I could change this but it would take a lot of auditing and would actually be modifying the underlying data for the use of a metric which I don't like. The data is the source of truth, the measurement should work with it.

Savings Commitment Rate (2020 aggregate): 65%

Savings Commitment Rate By Month 2020

Here we see that Savings Commitment Rate is also pretty volatile but is within normal (possible) ranges. This is because it doesn't assume that it has a max possible number, it just looks at the commitments that actually happened.

One thing to note is that the aggregate % over time of the two are actually quite close. We expect this to be the case with Savings Commitment Rate typically higher with much lower metrics on big spending months and Savings Rate going the opposite way.

Spend Save Breakdown By Month 2020

Here we can see the spend and save breakdown for 2020. We can compare it to both the Savings Rate and Savings Commitment Rate graphs above and see how they moved accordingly.

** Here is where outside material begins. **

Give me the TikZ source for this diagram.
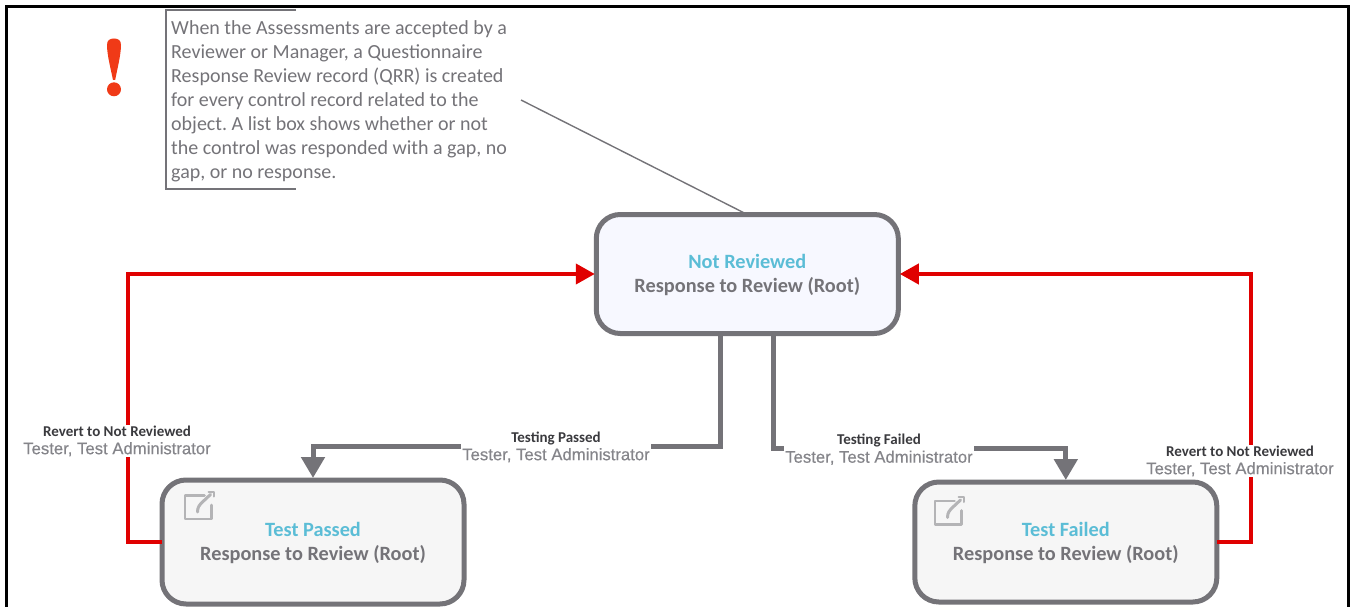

In my data we see that Savings Rate is looking a lot more volatile, particularly when there's more money involved, whereas Savings Commitment Rate is really only moving when allocations are changed.

Conclusion

In the end you should track your financial health with the measurements that you find most useful for your position. I believe that Savings Commitment Rate provides a simple, hard to mess up metric that encourages good behaviors and closely tracks ground truth money commitments.

But this may not be the right choice for you, so do some homework and some case studies comparing your different options.